A gift of equity is a gift in which someone grants equity in a home to another person. Gifts of equity usually occur at the time that a home is sold, and they most commonly happen when homes are sold within a family, although gifts of equity can also be given to non-family members. There are some important tax considerations to be aware of when establishing a gift of equity and it may be helpful to consult an accountant or tax attorney before accepting such a gift.
In a simple example of how a gift of equity might work, a child could establish an agreement to buy a home from his or her parents, who own the house outright. They might agree that the value of the home is $100,000 US Dollars (USD) and that this should be the sales price. The parents might offer a gift of equity of $20,000 USD, meaning that they would write over $20,000 worth of the equity in the home to the child, requiring the child to come up with $80,000 to cover the rest of the price.
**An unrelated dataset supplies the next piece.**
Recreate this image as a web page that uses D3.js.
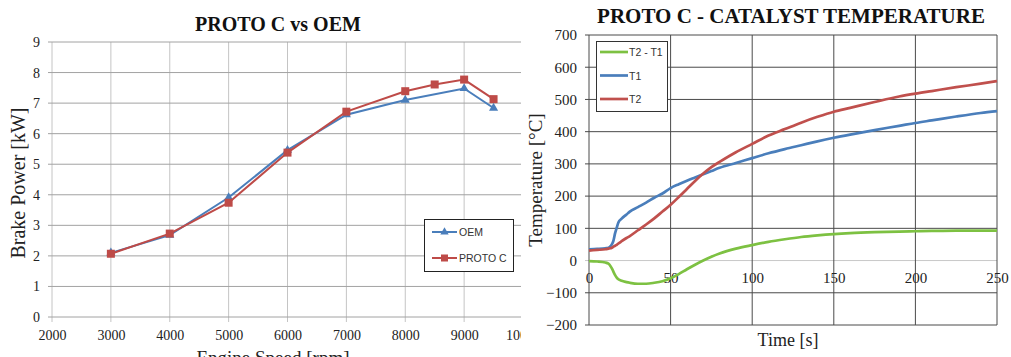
<!DOCTYPE html>
<html><head><meta charset="utf-8">
<script src="https://cdn.jsdelivr.net/npm/d3@7/dist/d3.min.js"></script>
<style>
html,body{margin:0;padding:0;background:#fff;}
svg{display:block;}
</style></head>
<body>
<svg id="c" width="1011" height="357"></svg>
<script>
// ---------- Left chart data ----------
const oemSpeed = [3000, 4000, 5000, 6000, 7000, 8000, 9000, 9500];
const oemPower = [2.1, 2.68, 3.91, 5.46, 6.62, 7.1, 7.48, 6.84];
const protoSpeed = [3000, 4000, 5000, 6000, 7000, 8000, 8500, 9000, 9500];
const protoPower = [2.07, 2.73, 3.74, 5.38, 6.72, 7.39, 7.61, 7.77, 7.13];
const speedTicks = [2000, 3000, 4000, 5000, 6000, 7000, 8000, 9000, 10000];
const powerTicks = [0, 1, 2, 3, 4, 5, 6, 7, 8, 9];

// ---------- Right chart data ----------
const time = [0, 5, 10, 12, 13, 14, 15, 16, 17, 18, 20, 23, 25, 30, 35, 40, 45, 50, 55, 60, 65, 70, 75, 80, 90, 100, 110, 120, 130, 140, 150, 160, 175, 190, 200, 210, 225, 240, 250];
const t1 = [35, 36, 38, 40, 44, 50, 62, 85, 102, 118, 130, 143, 152, 166, 180, 195, 208, 225, 237, 248, 258, 268, 278, 288, 303, 318, 333, 346, 358, 370, 381, 391, 405, 418, 427, 435, 447, 458, 464];
const t2 = [31, 33, 35, 37, 38, 40, 43, 46, 49, 53, 60, 70, 76, 94, 112, 131, 152, 173, 197, 222, 247, 270, 290, 306, 336, 362, 388, 408, 428, 446, 462, 474, 492, 509, 518, 526, 538, 549, 557];
const dT = [-2, -3, -6, -10, -16, -24, -35, -45, -53, -58, -63, -67, -69, -72, -72, -69, -64, -55, -42, -27, -13, 0, 12, 22, 37, 48, 58, 66, 73, 78, 82, 85, 88, 90, 91, 92, 93, 93, 93];
const timeTicks = [0, 50, 100, 150, 200, 250];
const tempTicks = [-200, -100, 0, 100, 200, 300, 400, 500, 600, 700];

const svg = d3.select("#c");
const serif = "'Liberation Serif','Times New Roman',serif";
const sans = "'Liberation Sans',Arial,sans-serif";

// ================= LEFT CHART =================
svg.append("clipPath").attr("id","clipL").append("rect").attr("x",0).attr("y",0).attr("width",521).attr("height",357);
const L = svg.append("g").attr("clip-path","url(#clipL)");
const xL = d3.scaleLinear().domain([2000, 10000]).range([52, 523]);
const yL = d3.scaleLinear().domain([0, 9]).range([317, 42]);

// vertical grid
L.append("g").selectAll("line").data(speedTicks).join("line")
  .attr("x1", d => xL(d)).attr("x2", d => xL(d))
  .attr("y1", yL(9)).attr("y2", yL(0) + 5)
  .attr("stroke", "#c4c4c4").attr("stroke-width", 1);
// horizontal grid
L.append("g").selectAll("line").data(powerTicks).join("line")
  .attr("x1", xL(2000) - 4).attr("x2", xL(10000))
  .attr("y1", d => yL(d)).attr("y2", d => yL(d))
  .attr("stroke", "#a2a2a2").attr("stroke-width", 1);

// axes labels
const axLx = L.append("g").attr("transform", `translate(0,${yL(0)})`)
  .call(d3.axisBottom(xL).tickValues(speedTicks).tickSize(0).tickPadding(13).tickFormat(d3.format("d")));
axLx.select(".domain").remove();
axLx.attr("font-family", serif).selectAll("text").attr("font-family", serif).attr("font-size", 14).attr("fill", "#222");
const axLy = L.append("g").attr("transform", `translate(${xL(2000)},0)`)
  .call(d3.axisLeft(yL).tickValues(powerTicks).tickSize(0).tickPadding(12).tickFormat(d3.format("d")));
axLy.select(".domain").remove();
axLy.attr("font-family", serif).selectAll("text").attr("font-family", serif).attr("font-size", 14).attr("fill", "#222");

// lines
const blueL = "#4a7ebb", redL = "#be4b48";
const lineL = d3.line().x(d => xL(d[0])).y(d => yL(d[1]));
const oem = oemSpeed.map((s, i) => [s, oemPower[i]]);
const proto = protoSpeed.map((s, i) => [s, protoPower[i]]);
L.append("path").attr("d", lineL(oem)).attr("fill", "none").attr("stroke", blueL).attr("stroke-width", 2);
L.append("g").selectAll("path").data(oem).join("path")
  .attr("d", d3.symbol(d3.symbolTriangle, 36)())
  .attr("transform", d => `translate(${xL(d[0])},${yL(d[1])})`)
  .attr("fill", blueL);
L.append("path").attr("d", lineL(proto)).attr("fill", "none").attr("stroke", redL).attr("stroke-width", 2);
L.append("g").selectAll("rect").data(proto).join("rect")
  .attr("x", d => xL(d[0]) - 4).attr("y", d => yL(d[1]) - 4)
  .attr("width", 8).attr("height", 8).attr("fill", redL);

// titles
L.append("text").attr("x", 278).attr("y", 31).attr("text-anchor", "middle")
  .attr("font-family", serif).attr("font-weight", "bold").attr("font-size", 20).attr("fill", "#111")
  .text("PROTO C vs OEM");
L.append("text").attr("transform", "translate(25,183) rotate(-90)").attr("text-anchor", "middle")
  .attr("font-family", serif).attr("font-size", 20).attr("fill", "#222")
  .text("Brake Power [kW]");
L.append("text").attr("x", 273).attr("y", 364).attr("text-anchor", "middle")
  .attr("font-family", serif).attr("font-size", 19).attr("fill", "#222")
  .text("Engine Speed [rpm]");

// legend
const lgL = L.append("g");
lgL.append("rect").attr("x", 424.5).attr("y", 219.5).attr("width", 89).attr("height", 52)
  .attr("fill", "#fff").attr("stroke", "#222").attr("stroke-width", 1);
const legLItems = [{name: "OEM", c: blueL, m: "tri"}, {name: "PROTO C", c: redL, m: "sq"}];
legLItems.forEach((it, i) => {
  const yy = 232 + i * 26;
  lgL.append("line").attr("x1", 432).attr("x2", 457).attr("y1", yy).attr("y2", yy).attr("stroke", it.c).attr("stroke-width", 2);
  if (it.m === "tri") lgL.append("path").attr("d", d3.symbol(d3.symbolTriangle, 30)()).attr("transform", `translate(444.5,${yy})`).attr("fill", it.c);
  else lgL.append("rect").attr("x", 441).attr("y", yy - 3.5).attr("width", 7).attr("height", 7).attr("fill", it.c);
  lgL.append("text").attr("x", 459).attr("y", yy + 4).attr("font-family", sans).attr("font-size", 10.5).attr("fill", "#333").text(it.name);
});

// ================= RIGHT CHART =================
const R = svg.append("g");
const xR = d3.scaleLinear().domain([0, 250]).range([589, 997]);
const yR = d3.scaleLinear().domain([-200, 700]).range([325, 35]);

// horizontal grid
R.append("g").selectAll("line").data(tempTicks).join("line")
  .attr("x1", xR(0) - 4).attr("x2", xR(250))
  .attr("y1", d => yR(d)).attr("y2", d => yR(d))
  .attr("stroke", d => d === 0 ? "#c8c8c8" : "#4a4a4a").attr("stroke-width", 1);
// vertical grid
R.append("g").selectAll("line").data(timeTicks).join("line")
  .attr("x1", d => xR(d)).attr("x2", d => xR(d))
  .attr("y1", yR(700)).attr("y2", yR(-200))
  .attr("stroke", "#4a4a4a").attr("stroke-width", 1);

const axRx = R.append("g").attr("transform", `translate(0,${yR(0)})`)
  .call(d3.axisBottom(xR).tickValues(timeTicks).tickSize(0).tickPadding(12).tickFormat(d3.format("d")));
axRx.select(".domain").remove();
axRx.attr("font-family", serif).selectAll("text").attr("font-family", serif).attr("font-size", 15).attr("fill", "#222");
const axRy = R.append("g").attr("transform", `translate(${xR(0)},0)`)
  .call(d3.axisLeft(yR).tickValues(tempTicks).tickSize(0).tickPadding(12).tickFormat(d3.format("d")));
axRy.select(".domain").remove();
axRy.attr("font-family", serif).selectAll("text").attr("font-family", serif).attr("font-size", 15).attr("fill", "#222");

const green = "#7dc142", blueR = "#4a7ebb", redR = "#c0504d";
const lineR = d3.line().x(d => xR(d[0])).y(d => yR(d[1])).curve(d3.curveMonotoneX);
const ser = [{v: dT, c: green}, {v: t1, c: blueR}, {v: t2, c: redR}];
ser.forEach(s => {
  R.append("path").attr("d", lineR(time.map((t, i) => [t, s.v[i]])))
    .attr("fill", "none").attr("stroke", s.c).attr("stroke-width", 2.7).attr("stroke-linejoin", "round");
});

R.append("text").attr("x", 791).attr("y", 23).attr("text-anchor", "middle")
  .attr("font-family", serif).attr("font-weight", "bold").attr("font-size", 21).attr("fill", "#111")
  .text("PROTO C - CATALYST TEMPERATURE");
R.append("text").attr("transform", "translate(542,180) rotate(-90)").attr("text-anchor", "middle")
  .attr("font-family", serif).attr("font-size", 19).attr("fill", "#222")
  .text("Temperature [°C]");
R.append("text").attr("x", 788).attr("y", 346).attr("text-anchor", "middle")
  .attr("font-family", serif).attr("font-size", 18).attr("fill", "#222")
  .text("Time [s]");

const lgR = R.append("g");
lgR.append("rect").attr("x", 596.5).attr("y", 41.5).attr("width", 71).attr("height", 70)
  .attr("fill", "#fff").attr("stroke", "#333").attr("stroke-width", 1);
const legRItems = [{name: "T2 - T1", c: green}, {name: "T1", c: blueR}, {name: "T2", c: redR}];
legRItems.forEach((it, i) => {
  const yy = 52 + i * 23.5;
  lgR.append("line").attr("x1", 600).attr("x2", 628).attr("y1", yy).attr("y2", yy).attr("stroke", it.c).attr("stroke-width", 2.7);
  lgR.append("text").attr("x", 629).attr("y", yy + 4).attr("font-family", sans).attr("font-size", 10.5).attr("fill", "#333").text(it.name);
});
</script>
</body></html>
A gift of equity can in turn be used as a down payment on a loan. If it is large enough, a lender will accept it in lieu of a down payment. If not, or if someone wants to have more equity in the house from the start, more money could be provided as part of the down payment. For people who can handle a mortgage but do not have the funds for the down payment, a gift of equity can be an excellent solution, as they need minimal cash at closing.
For a gift of equity to be valid, a letter must be signed by both parties, indicating that the equity is being granted and noting the amount of equity being offered as a gift. Essentially, a gift of equity is like a cash gift, except that instead of handing people cash to use as a down payment, people give equity in the home directly. Before the loan will be approved, the bank will confirm that the value of the house has been accurately reported and it will also check the borrower for creditworthiness to confirm that the borrower will be able to manage the mortgage.
The tax implications vary, depending on an individual taxpayer's history and the amount of the gift. An accountant or attorney should be able to provide advice so that people can ensure that their taxes are filed honestly and appropriately. Tax agencies are on the lookout for situations which they believe are abusive or of questionable legality, and it is important to make sure that a gift of equity is processed and declared properly.